━━ Material provided ━━

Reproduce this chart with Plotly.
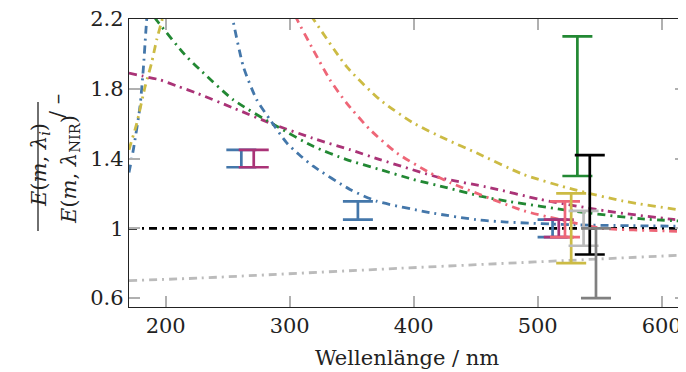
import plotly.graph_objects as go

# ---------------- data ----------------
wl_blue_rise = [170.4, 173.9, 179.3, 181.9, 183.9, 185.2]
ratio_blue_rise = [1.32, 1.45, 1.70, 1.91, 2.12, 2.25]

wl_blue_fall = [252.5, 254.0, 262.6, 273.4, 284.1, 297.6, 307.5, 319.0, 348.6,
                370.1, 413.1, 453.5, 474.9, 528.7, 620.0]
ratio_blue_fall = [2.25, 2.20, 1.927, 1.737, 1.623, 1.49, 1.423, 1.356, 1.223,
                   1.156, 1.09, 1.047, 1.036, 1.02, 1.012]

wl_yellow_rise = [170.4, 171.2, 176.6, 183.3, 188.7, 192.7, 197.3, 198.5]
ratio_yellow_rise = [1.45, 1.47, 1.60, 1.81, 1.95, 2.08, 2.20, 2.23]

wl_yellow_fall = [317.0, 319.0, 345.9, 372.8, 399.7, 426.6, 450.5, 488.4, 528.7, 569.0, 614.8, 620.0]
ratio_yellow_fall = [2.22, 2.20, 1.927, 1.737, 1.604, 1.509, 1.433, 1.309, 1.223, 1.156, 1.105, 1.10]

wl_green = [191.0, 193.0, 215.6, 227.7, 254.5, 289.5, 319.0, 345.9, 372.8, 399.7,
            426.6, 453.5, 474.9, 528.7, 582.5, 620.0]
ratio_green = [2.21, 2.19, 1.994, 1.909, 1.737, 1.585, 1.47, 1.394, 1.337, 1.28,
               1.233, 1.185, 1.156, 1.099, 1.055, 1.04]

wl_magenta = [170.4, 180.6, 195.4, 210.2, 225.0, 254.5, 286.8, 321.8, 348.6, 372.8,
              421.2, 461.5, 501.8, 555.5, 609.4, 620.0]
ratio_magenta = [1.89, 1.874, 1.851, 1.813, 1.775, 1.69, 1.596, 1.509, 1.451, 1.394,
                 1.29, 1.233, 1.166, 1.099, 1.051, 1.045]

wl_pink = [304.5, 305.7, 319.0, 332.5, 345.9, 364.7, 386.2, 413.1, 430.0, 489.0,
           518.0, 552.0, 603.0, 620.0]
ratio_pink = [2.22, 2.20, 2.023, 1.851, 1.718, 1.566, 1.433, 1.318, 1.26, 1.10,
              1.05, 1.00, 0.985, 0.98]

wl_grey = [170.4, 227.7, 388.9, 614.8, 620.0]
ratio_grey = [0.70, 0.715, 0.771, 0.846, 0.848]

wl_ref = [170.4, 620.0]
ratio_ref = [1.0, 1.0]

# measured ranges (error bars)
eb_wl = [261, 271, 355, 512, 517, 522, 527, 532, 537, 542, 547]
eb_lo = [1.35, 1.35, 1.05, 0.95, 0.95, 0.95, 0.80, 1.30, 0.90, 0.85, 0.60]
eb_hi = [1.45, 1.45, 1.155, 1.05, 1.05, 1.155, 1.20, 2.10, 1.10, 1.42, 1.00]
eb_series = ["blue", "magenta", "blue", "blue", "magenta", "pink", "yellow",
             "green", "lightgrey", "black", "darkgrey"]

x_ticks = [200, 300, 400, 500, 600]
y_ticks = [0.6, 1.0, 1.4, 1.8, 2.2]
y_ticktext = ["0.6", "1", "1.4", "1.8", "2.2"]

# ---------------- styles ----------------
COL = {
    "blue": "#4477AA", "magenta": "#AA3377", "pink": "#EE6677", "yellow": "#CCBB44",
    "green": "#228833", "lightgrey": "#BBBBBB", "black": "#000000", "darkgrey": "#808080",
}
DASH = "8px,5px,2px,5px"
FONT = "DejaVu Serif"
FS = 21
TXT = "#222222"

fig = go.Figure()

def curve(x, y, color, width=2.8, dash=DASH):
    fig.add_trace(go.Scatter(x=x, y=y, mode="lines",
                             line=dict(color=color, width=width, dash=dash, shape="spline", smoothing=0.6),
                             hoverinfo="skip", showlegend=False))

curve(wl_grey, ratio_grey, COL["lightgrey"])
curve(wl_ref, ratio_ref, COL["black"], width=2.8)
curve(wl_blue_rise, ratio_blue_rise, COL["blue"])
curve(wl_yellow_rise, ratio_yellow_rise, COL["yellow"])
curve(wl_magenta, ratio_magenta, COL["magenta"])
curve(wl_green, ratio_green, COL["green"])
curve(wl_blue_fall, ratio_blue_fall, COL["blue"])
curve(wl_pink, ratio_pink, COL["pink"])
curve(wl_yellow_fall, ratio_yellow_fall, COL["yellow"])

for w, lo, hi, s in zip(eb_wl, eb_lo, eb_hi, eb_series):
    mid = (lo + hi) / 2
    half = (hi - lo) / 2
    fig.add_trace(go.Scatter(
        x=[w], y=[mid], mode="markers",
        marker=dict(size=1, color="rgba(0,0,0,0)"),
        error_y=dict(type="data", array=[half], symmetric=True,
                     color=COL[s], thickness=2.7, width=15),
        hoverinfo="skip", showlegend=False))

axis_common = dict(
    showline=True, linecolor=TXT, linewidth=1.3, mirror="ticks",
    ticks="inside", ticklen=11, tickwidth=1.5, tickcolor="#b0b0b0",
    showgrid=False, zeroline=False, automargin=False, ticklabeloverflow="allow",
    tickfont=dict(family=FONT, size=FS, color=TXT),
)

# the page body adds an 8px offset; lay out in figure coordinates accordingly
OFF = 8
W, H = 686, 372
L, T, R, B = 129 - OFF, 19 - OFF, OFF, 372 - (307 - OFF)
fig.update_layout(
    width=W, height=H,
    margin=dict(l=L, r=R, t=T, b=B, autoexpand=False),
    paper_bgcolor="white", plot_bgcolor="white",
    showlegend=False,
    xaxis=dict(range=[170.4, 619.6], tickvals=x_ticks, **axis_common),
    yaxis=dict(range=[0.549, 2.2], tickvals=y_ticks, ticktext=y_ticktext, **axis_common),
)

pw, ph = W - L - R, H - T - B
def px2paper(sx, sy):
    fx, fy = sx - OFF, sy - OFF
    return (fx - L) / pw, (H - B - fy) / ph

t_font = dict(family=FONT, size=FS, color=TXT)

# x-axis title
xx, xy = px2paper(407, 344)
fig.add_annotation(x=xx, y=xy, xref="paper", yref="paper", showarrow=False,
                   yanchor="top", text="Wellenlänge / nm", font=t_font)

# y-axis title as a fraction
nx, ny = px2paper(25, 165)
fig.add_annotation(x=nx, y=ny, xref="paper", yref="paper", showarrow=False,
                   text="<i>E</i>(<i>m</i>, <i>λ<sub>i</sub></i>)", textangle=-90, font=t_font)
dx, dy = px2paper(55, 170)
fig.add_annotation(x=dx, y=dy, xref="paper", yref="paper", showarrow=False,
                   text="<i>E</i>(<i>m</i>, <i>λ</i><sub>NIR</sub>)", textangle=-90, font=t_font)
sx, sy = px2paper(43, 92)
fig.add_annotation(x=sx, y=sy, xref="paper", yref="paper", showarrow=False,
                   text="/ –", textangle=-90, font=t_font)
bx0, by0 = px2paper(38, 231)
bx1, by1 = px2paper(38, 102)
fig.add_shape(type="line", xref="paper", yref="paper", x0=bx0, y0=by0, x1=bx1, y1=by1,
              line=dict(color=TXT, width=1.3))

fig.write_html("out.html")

━━━

### Request
Transcribe the opening line of the listing above, please, and every line after it through the line with "ratio_ref = [1.0, 1.0]", word for word, without pictures.

### Correct response
Reproduce this chart with Plotly.
import plotly.graph_objects as go

# ---------------- data ----------------
wl_blue_rise = [170.4, 173.9, 179.3, 181.9, 183.9, 185.2]
ratio_blue_rise = [1.32, 1.45, 1.70, 1.91, 2.12, 2.25]

wl_blue_fall = [252.5, 254.0, 262.6, 273.4, 284.1, 297.6, 307.5, 319.0, 348.6,
                370.1, 413.1, 453.5, 474.9, 528.7, 620.0]
ratio_blue_fall = [2.25, 2.20, 1.927, 1.737, 1.623, 1.49, 1.423, 1.356, 1.223,
                   1.156, 1.09, 1.047, 1.036, 1.02, 1.012]

wl_yellow_rise = [170.4, 171.2, 176.6, 183.3, 188.7, 192.7, 197.3, 198.5]
ratio_yellow_rise = [1.45, 1.47, 1.60, 1.81, 1.95, 2.08, 2.20, 2.23]

wl_yellow_fall = [317.0, 319.0, 345.9, 372.8, 399.7, 426.6, 450.5, 488.4, 528.7, 569.0, 614.8, 620.0]
ratio_yellow_fall = [2.22, 2.20, 1.927, 1.737, 1.604, 1.509, 1.433, 1.309, 1.223, 1.156, 1.105, 1.10]

wl_green = [191.0, 193.0, 215.6, 227.7, 254.5, 289.5, 319.0, 345.9, 372.8, 399.7,
            426.6, 453.5, 474.9, 528.7, 582.5, 620.0]
ratio_green = [2.21, 2.19, 1.994, 1.909, 1.737, 1.585, 1.47, 1.394, 1.337, 1.28,
               1.233, 1.185, 1.156, 1.099, 1.055, 1.04]

wl_magenta = [170.4, 180.6, 195.4, 210.2, 225.0, 254.5, 286.8, 321.8, 348.6, 372.8,
              421.2, 461.5, 501.8, 555.5, 609.4, 620.0]
ratio_magenta = [1.89, 1.874, 1.851, 1.813, 1.775, 1.69, 1.596, 1.509, 1.451, 1.394,
                 1.29, 1.233, 1.166, 1.099, 1.051, 1.045]

wl_pink = [304.5, 305.7, 319.0, 332.5, 345.9, 364.7, 386.2, 413.1, 430.0, 489.0,
           518.0, 552.0, 603.0, 620.0]
ratio_pink = [2.22, 2.20, 2.023, 1.851, 1.718, 1.566, 1.433, 1.318, 1.26, 1.10,
              1.05, 1.00, 0.985, 0.98]

wl_grey = [170.4, 227.7, 388.9, 614.8, 620.0]
ratio_grey = [0.70, 0.715, 0.771, 0.846, 0.848]

wl_ref = [170.4, 620.0]
ratio_ref = [1.0, 1.0]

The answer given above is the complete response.